Menjelang usia tuanya yang ke 58, tampaknya permasalahan-permasalahan yang menghadang HMI bukan malah membuat HMI makin kuat dan tegar. Malah membuat HMI semakin lemah. Penyakit bertadatangan silih berganti, tidak hanya penyakit yang datangnya dari luar tubuh HMI, tetapi HMI pun digerogoti dari dalam. Gerakan Politik kekuasaan (power political movement) yang digunakan oleh HMI, yang awal mula sebagai strategi untuk memuluskan perjuangan dan kemaslahatan HMI dan ummat secara keseluruhan, malah menjebak para pengurus pada kepentingan personal.

Hal ini dapat dilihat pada konflik yang teerjadi di tubuh Pengurus Besar. Sejak dua Periode yang lalu, kondisi HMI yang dicerminkan oleh Pengurus Besar mengalalmi konflik yang cukup akut. Bahkan pada periode 2001 sempat mengundang kontak fisik. Hal ini tentunya membuat citra HMI menjadi buruk, belum lagi pada setiap agenda kongres. Pelemparan kursi, saling membentak yang dilakukan oleh peserta terhadap peserta lain bukan barang yang asing, apalagi hal ini di blow up oleh media nasional.

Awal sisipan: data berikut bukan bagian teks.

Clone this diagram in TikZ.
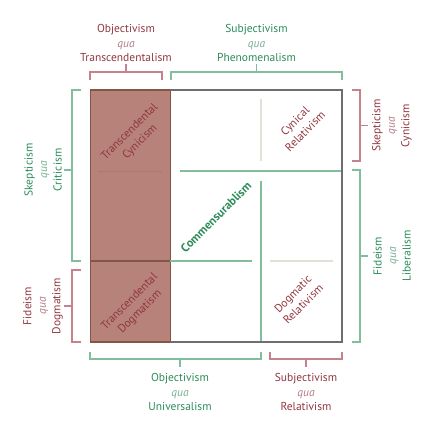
\documentclass[tikz,border=0pt]{standalone}
\usepackage{fontspec}
\setmainfont{PT Sans}
\definecolor{brtext}{RGB}{145,55,65}
\definecolor{grtext}{RGB}{45,140,90}
\definecolor{grqua}{RGB}{120,175,145}
\definecolor{brqua}{RGB}{175,125,130}
\definecolor{grline}{RGB}{130,190,155}
\definecolor{brline}{RGB}{195,130,140}
\definecolor{ltline}{RGB}{225,225,215}
\definecolor{brfill}{RGB}{182,130,122}
\definecolor{brdark}{RGB}{130,85,70}
\definecolor{frame}{RGB}{110,110,110}
\newcommand{\quag}{{\color{grqua}\itshape qua}}
\newcommand{\quab}{{\color{brqua}\itshape qua}}
\begin{document}
\begin{tikzpicture}[x=1pt,y=-1pt,
  lbl/.style={font=\fontsize{11.5}{14.5}\selectfont,align=center,inner sep=0pt},
  grlbl/.style={lbl,text=grtext},
  brlbl/.style={lbl,text=brtext},
  grbr/.style={draw=grline,line width=1.2pt},
  brbr/.style={draw=brline,line width=1.2pt}]
\useasboundingbox (0,0) rectangle (432,432);
% brown column
\fill[brfill] (90,90) rectangle (170,342);
\draw[brdark,line width=1pt] (90,90) -- (90,342);
\draw[brdark,line width=1pt] (170,90) -- (170,342);
\draw[brdark,line width=1.2pt] (90,261) -- (170,261);
\draw[brfill!80!brdark,line width=0.8pt] (98,171) -- (162,171);
% inner lines
\draw[grline,line width=1.2pt] (180,171) -- (342,171);
\draw[grline,line width=1.2pt] (261,181) -- (261,342);
\draw[grline,line width=1.2pt] (170,261) -- (252,261);
\draw[ltline,line width=1.2pt] (261,99) -- (261,161);
\draw[ltline,line width=1.2pt] (270,261) -- (333,261);
% frame
\draw[frame,line width=1.5pt] (170,90) -- (342,90) -- (342,342) -- (170,342);
\draw[brdark,line width=1.5pt] (90,90) -- (170,90);
\draw[brdark,line width=1.5pt] (90,342) -- (170,342);
% top brackets
\draw[brbr] (90,80) -- (90,72) -- (162,72) -- (162,80) (126,72) -- (126,64);
\draw[grbr] (171,80) -- (171,72) -- (342,72) -- (342,80) (256.5,72) -- (256.5,64);
% bottom brackets
\draw[grbr] (90,352) -- (90,359) -- (261,359) -- (261,352) (180,359) -- (180,367);
\draw[brbr] (270,352) -- (270,359) -- (342,359) -- (342,352) (306,359) -- (306,367);
% left brackets
\draw[grbr] (81,90) -- (72,90) -- (72,261) -- (81,261) (72,170) -- (64,170);
\draw[brbr] (81,270) -- (72,270) -- (72,342) -- (81,342) (72,306) -- (64,306);
% right brackets
\draw[brbr] (352,90) -- (360,90) -- (360,161) -- (352,161) (360,125.5) -- (368,125.5);
\draw[grbr] (352,170) -- (360,170) -- (360,342) -- (352,342) (360,256) -- (368,256);
% labels
\node[brlbl] (t1) at (126,43) {Objectivism\\\quab\\Transcendentalism};
\node[grlbl] (t2) at (256.5,43) {Subjectivism\\\quag\\Phenomenalism};
\node[grlbl] (b1) at (180,392) {Objectivism\\\quag\\Universalism};
\node[brlbl] (b2) at (306,392) {Subjectivism\\\quab\\Relativism};
\node[grlbl,rotate=90] (l1) at (43,170) {Skepticism\\\quag\\Criticism};
\node[brlbl,rotate=90] (l2) at (43,306) {Fideism\\\quab\\Dogmatism};
\node[brlbl,rotate=90] (r1) at (392,125.5) {Skepticism\\\quab\\Cynicism};
\node[grlbl,rotate=90] (r2) at (392,256) {Fideism\\\quag\\Liberalism};
% cell labels
\node[brlbl,rotate=45] (c1) at (135,137) {Transcendental\\Cynicism};
\node[brlbl,rotate=45] (c2) at (135,307) {Transcendental\\Dogmatism};
\node[brlbl,rotate=45] (c3) at (300,126) {Cynical\\Relativism};
\node[brlbl,rotate=45] (c4) at (298,299) {Dogmatic\\Relativism};
\node[grlbl,rotate=45,font=\fontsize{12}{14.5}\selectfont\bfseries] (c5) at (216,217) {Commensurablism};
\end{tikzpicture}
\end{document}
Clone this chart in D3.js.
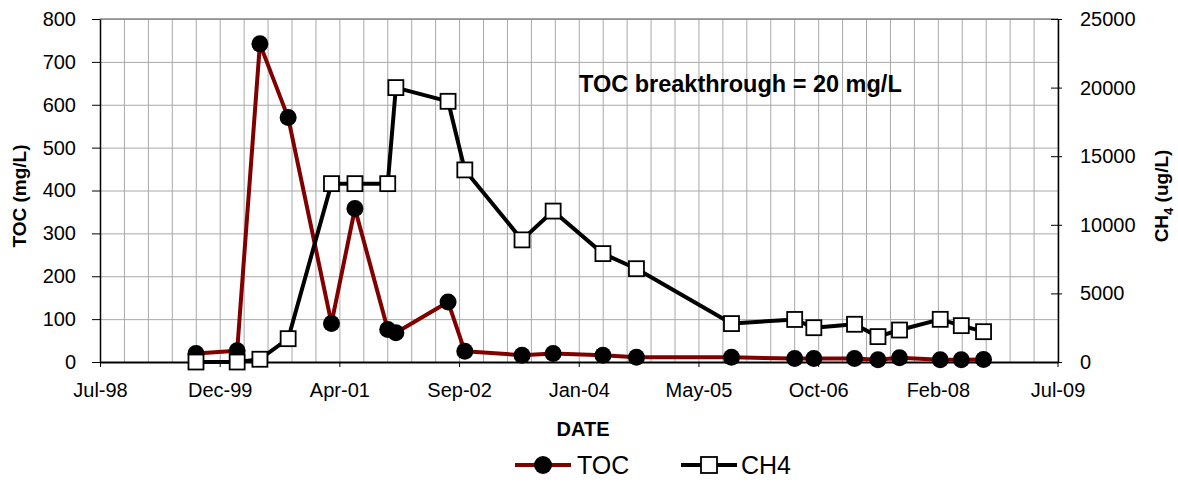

Hal ini mencerminkan bahwa intelektualitas yang disandang oleh aktivis HMI tidak lagi menjadi ciri khas. Konflikpun terjadi pada kepengurusan PB HMI periode 2003-2005 sekarang. Hal ini semakin membuat citra HMI negatif. Sehingga pantas kalau alumni pun ikut gerah terhadap kondisi HMI hari ini sehingga salah seorang alumni pernah menyarankan dengan sebuah pertanyaan, kenapa tidak dibubarkan saja HMI. Hal ini tentunya bukan berangkat dari kenyataan yang kosong terhadap kondisi HMI saat ini. Konflik pun tidak hanya terjadi pada tingkatan Nasional, tetapi mempunyai imbas terhadap pengurus cabang.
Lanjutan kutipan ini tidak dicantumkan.